Extract the lines from the start through the line that holds "const blue = '#3366cc', green = '#99cc33';", both included, omitting all images.

— start COLLECTED MATERIAL —

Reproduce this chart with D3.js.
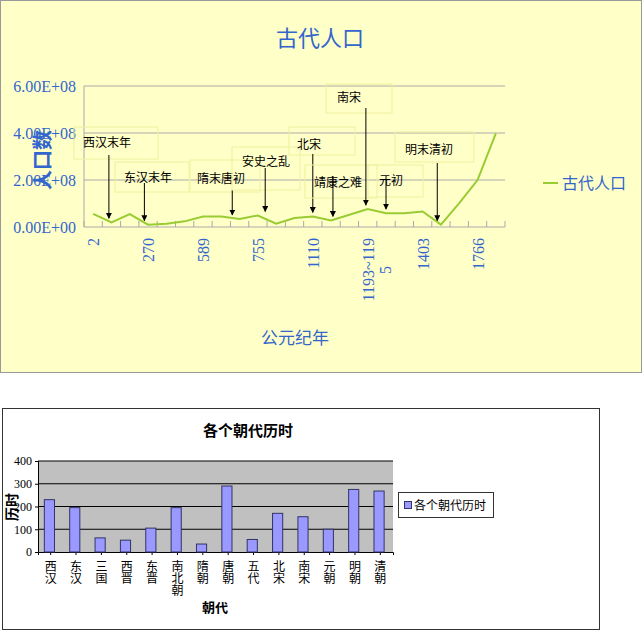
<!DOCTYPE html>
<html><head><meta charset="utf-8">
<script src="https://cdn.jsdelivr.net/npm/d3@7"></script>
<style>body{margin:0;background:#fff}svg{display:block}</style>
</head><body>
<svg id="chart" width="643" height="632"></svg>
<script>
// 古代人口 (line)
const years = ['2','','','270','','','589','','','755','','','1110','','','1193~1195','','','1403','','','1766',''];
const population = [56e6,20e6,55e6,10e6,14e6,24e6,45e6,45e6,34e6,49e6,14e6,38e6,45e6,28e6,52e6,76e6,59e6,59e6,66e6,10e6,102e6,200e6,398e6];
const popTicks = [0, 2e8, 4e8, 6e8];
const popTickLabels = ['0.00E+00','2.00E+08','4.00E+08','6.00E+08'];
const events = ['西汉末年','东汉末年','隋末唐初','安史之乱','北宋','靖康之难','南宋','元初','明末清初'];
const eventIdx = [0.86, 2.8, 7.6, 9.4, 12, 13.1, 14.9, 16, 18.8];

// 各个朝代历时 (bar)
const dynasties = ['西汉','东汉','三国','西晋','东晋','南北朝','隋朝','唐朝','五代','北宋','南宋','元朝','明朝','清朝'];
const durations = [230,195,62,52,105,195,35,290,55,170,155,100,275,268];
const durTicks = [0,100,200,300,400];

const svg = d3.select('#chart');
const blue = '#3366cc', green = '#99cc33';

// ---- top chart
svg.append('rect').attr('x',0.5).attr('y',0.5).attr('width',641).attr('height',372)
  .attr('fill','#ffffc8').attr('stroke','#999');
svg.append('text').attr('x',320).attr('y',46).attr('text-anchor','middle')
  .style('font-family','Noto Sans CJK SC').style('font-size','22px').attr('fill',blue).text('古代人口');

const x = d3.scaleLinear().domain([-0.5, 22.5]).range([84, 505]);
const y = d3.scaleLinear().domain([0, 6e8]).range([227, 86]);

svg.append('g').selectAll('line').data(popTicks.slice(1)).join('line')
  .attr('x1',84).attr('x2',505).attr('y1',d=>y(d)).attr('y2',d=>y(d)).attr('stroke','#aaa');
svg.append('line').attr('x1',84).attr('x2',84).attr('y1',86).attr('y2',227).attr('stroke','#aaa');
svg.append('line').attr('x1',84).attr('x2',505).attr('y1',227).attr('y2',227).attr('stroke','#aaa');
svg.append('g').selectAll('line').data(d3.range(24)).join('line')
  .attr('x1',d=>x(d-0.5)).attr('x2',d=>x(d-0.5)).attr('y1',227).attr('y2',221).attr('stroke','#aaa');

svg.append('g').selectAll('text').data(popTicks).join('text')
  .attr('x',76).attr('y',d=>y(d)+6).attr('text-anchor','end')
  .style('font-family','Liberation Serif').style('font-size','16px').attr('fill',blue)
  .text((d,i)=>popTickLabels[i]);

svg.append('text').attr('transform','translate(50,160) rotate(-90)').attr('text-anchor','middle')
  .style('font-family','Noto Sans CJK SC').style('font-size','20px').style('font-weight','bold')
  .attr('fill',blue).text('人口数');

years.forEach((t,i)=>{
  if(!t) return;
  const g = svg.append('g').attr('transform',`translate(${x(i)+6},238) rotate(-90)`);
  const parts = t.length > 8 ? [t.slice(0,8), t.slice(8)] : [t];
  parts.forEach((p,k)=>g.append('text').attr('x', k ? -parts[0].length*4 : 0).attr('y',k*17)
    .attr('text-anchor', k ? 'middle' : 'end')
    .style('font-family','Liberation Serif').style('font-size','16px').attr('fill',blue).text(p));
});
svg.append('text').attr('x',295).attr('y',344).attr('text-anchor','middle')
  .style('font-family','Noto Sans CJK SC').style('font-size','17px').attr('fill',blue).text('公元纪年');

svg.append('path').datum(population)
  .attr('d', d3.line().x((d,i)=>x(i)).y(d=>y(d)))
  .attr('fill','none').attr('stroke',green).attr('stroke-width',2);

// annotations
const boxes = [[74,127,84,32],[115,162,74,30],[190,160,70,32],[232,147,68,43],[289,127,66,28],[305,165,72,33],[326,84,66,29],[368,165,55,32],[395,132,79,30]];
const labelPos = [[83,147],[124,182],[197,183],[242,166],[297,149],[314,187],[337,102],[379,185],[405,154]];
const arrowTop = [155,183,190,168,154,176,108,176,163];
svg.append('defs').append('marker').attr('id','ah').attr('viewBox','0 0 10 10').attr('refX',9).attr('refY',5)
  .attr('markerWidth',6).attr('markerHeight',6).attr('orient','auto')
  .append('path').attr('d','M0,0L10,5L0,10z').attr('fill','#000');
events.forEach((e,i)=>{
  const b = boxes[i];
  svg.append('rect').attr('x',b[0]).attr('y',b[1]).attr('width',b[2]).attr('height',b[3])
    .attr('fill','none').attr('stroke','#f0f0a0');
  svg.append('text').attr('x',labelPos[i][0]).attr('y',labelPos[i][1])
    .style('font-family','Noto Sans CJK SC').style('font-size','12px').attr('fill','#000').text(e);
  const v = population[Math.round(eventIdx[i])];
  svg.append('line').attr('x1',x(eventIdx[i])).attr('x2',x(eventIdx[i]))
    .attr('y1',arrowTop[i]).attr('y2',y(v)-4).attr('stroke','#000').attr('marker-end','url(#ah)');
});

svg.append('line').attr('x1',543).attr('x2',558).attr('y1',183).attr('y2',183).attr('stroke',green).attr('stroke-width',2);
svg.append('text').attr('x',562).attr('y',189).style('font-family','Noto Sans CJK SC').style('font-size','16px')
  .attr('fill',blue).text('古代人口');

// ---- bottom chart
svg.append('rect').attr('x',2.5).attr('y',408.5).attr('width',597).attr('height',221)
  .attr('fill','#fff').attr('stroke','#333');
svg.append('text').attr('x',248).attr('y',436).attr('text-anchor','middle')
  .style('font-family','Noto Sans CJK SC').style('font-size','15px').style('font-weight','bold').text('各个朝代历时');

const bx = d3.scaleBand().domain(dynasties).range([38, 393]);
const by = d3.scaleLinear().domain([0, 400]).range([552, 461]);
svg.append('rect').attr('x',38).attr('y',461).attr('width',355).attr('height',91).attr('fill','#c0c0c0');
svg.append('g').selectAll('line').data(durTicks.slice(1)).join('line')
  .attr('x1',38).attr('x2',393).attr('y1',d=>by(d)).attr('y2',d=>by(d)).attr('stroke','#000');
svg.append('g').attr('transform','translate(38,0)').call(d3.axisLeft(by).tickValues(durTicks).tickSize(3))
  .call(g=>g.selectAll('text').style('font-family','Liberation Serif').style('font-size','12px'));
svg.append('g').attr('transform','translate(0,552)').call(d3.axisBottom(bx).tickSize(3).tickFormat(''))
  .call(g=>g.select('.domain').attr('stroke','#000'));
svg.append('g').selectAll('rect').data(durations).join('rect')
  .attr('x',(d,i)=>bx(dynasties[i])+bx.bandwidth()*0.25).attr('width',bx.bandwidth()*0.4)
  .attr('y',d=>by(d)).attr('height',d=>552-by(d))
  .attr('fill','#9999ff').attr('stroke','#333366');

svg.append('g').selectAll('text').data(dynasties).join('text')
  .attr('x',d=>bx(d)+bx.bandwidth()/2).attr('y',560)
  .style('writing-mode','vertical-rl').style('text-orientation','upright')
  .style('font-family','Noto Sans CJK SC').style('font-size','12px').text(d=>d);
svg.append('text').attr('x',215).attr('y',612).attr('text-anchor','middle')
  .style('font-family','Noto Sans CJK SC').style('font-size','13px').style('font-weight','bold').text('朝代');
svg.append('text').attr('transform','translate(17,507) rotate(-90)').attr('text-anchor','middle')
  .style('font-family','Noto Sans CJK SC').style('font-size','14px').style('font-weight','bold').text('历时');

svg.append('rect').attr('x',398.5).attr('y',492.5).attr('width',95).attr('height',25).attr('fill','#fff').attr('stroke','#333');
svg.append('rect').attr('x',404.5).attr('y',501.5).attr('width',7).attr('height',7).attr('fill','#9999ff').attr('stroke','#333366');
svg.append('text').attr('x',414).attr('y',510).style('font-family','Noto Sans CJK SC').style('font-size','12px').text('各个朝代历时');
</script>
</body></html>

— end COLLECTED MATERIAL —

** ANSWER TO THE PROBLEM **
Reproduce this chart with D3.js.
<!DOCTYPE html>
<html><head><meta charset="utf-8">
<script src="https://cdn.jsdelivr.net/npm/d3@7"></script>
<style>body{margin:0;background:#fff}svg{display:block}</style>
</head><body>
<svg id="chart" width="643" height="632"></svg>
<script>
// 古代人口 (line)
const years = ['2','','','270','','','589','','','755','','','1110','','','1193~1195','','','1403','','','1766',''];
const population = [56e6,20e6,55e6,10e6,14e6,24e6,45e6,45e6,34e6,49e6,14e6,38e6,45e6,28e6,52e6,76e6,59e6,59e6,66e6,10e6,102e6,200e6,398e6];
const popTicks = [0, 2e8, 4e8, 6e8];
const popTickLabels = ['0.00E+00','2.00E+08','4.00E+08','6.00E+08'];
const events = ['西汉末年','东汉末年','隋末唐初','安史之乱','北宋','靖康之难','南宋','元初','明末清初'];
const eventIdx = [0.86, 2.8, 7.6, 9.4, 12, 13.1, 14.9, 16, 18.8];

// 各个朝代历时 (bar)
const dynasties = ['西汉','东汉','三国','西晋','东晋','南北朝','隋朝','唐朝','五代','北宋','南宋','元朝','明朝','清朝'];
const durations = [230,195,62,52,105,195,35,290,55,170,155,100,275,268];
const durTicks = [0,100,200,300,400];

const svg = d3.select('#chart');
const blue = '#3366cc', green = '#99cc33';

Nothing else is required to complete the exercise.